Quote precisely the run of lines opening with the line containing "What Apache ECharts" and closing with the line containing "1955, 1900, 1920];", and nothing else.
-.-.-
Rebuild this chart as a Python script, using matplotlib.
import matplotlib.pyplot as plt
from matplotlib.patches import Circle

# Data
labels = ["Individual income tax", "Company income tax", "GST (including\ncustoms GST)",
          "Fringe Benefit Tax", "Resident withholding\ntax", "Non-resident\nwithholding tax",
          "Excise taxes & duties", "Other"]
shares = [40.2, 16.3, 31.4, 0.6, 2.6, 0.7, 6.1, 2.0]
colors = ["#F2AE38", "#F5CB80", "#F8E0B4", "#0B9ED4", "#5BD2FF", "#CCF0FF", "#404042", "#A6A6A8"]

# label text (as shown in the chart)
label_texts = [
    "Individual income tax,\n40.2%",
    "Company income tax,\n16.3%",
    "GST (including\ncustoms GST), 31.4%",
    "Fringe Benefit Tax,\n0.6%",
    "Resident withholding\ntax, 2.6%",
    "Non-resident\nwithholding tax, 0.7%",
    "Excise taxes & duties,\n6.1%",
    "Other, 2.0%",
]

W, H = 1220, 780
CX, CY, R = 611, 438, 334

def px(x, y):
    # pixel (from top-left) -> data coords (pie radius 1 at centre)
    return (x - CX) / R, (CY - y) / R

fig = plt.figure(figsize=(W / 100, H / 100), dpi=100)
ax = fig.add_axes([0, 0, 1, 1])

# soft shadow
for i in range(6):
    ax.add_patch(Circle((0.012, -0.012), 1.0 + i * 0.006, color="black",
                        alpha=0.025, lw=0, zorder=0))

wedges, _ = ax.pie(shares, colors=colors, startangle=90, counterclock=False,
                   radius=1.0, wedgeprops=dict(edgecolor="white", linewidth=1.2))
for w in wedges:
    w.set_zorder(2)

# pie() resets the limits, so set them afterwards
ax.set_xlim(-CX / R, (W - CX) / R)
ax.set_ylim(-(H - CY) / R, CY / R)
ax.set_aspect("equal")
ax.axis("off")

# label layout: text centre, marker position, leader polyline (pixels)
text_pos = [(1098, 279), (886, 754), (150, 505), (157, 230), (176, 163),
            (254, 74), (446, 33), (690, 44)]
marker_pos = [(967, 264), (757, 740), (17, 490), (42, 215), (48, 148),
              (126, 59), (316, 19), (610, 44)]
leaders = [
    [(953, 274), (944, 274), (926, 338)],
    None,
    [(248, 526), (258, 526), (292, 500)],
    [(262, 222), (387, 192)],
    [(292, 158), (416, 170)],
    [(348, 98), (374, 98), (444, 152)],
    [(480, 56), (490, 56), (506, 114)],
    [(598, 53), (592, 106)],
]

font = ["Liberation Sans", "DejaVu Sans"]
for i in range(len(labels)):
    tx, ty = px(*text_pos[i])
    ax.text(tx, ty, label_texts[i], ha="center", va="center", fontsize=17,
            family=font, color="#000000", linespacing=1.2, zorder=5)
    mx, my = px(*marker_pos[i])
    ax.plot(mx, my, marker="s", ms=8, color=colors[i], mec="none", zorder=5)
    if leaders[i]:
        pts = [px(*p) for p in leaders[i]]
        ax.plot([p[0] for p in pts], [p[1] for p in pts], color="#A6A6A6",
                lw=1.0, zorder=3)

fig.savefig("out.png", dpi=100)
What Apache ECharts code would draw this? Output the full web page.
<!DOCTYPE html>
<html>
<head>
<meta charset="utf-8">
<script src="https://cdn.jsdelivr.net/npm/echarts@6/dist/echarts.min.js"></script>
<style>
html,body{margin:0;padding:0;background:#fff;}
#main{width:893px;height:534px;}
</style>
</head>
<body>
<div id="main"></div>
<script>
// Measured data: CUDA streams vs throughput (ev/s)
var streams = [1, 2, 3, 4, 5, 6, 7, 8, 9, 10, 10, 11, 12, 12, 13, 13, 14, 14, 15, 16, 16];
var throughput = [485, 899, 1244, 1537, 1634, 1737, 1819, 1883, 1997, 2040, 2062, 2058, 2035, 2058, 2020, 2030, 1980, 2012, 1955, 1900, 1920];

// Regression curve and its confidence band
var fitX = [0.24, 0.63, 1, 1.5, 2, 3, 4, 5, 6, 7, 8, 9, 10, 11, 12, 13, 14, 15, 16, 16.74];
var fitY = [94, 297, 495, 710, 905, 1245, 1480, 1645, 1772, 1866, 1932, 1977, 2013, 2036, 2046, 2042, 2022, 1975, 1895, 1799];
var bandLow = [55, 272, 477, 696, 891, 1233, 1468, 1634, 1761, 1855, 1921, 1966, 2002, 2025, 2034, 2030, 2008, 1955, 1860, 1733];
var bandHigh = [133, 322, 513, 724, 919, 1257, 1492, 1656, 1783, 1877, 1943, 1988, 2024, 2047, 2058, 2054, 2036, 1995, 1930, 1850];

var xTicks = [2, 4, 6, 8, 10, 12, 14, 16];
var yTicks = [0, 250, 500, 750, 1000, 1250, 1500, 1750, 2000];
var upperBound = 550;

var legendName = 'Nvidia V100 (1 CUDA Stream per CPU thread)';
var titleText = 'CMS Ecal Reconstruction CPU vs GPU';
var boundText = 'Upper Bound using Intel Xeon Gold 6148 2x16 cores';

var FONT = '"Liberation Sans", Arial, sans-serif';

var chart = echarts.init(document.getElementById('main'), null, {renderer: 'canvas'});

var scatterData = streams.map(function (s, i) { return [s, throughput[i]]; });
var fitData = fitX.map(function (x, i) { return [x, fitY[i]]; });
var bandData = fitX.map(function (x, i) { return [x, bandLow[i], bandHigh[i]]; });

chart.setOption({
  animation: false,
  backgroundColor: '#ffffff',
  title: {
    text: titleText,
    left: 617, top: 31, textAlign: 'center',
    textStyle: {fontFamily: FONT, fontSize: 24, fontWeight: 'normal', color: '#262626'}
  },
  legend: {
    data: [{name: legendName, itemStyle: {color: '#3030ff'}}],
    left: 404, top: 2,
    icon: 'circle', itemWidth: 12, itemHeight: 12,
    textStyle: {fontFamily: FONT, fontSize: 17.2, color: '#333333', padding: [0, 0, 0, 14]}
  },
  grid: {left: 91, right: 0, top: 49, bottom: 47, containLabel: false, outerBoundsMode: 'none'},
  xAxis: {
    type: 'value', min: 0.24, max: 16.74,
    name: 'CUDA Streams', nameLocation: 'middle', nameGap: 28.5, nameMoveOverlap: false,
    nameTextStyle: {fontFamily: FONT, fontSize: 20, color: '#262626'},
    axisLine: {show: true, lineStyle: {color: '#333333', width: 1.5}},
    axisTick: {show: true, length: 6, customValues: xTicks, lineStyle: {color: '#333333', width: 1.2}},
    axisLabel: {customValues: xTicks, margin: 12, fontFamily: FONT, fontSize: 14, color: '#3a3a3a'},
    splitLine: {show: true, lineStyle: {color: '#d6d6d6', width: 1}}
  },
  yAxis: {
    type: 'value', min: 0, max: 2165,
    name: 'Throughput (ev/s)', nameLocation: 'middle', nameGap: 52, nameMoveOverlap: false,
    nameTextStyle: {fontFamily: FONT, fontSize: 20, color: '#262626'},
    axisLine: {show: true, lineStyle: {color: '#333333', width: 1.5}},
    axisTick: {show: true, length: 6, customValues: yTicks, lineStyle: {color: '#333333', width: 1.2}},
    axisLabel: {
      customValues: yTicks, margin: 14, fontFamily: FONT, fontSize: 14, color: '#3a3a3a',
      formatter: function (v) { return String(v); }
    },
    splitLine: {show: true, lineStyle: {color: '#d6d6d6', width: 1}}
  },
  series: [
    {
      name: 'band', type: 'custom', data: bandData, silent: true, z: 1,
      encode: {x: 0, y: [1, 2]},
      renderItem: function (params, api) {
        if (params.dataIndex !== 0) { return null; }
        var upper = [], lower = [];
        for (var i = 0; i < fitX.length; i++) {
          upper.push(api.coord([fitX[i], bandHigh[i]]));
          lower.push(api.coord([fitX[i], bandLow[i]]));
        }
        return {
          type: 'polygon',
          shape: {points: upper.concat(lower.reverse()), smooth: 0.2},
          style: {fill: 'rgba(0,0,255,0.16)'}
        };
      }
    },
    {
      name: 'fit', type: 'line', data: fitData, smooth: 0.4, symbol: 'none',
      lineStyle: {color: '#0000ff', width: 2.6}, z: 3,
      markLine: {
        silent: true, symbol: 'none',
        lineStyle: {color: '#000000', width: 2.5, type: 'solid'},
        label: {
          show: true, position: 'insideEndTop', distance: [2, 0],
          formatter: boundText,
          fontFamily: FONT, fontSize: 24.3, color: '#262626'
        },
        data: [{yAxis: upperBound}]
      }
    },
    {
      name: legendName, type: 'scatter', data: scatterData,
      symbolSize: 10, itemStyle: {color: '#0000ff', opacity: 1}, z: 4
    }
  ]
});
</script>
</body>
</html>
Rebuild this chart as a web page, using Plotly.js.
-.-.-
IN RESPONSE >>
What Apache ECharts code would draw this? Output the full web page.
<!DOCTYPE html>
<html>
<head>
<meta charset="utf-8">
<script src="https://cdn.jsdelivr.net/npm/echarts@6/dist/echarts.min.js"></script>
<style>
html,body{margin:0;padding:0;background:#fff;}
#main{width:893px;height:534px;}
</style>
</head>
<body>
<div id="main"></div>
<script>
// Measured data: CUDA streams vs throughput (ev/s)
var streams = [1, 2, 3, 4, 5, 6, 7, 8, 9, 10, 10, 11, 12, 12, 13, 13, 14, 14, 15, 16, 16];
var throughput = [485, 899, 1244, 1537, 1634, 1737, 1819, 1883, 1997, 2040, 2062, 2058, 2035, 2058, 2020, 2030, 1980, 2012, 1955, 1900, 1920];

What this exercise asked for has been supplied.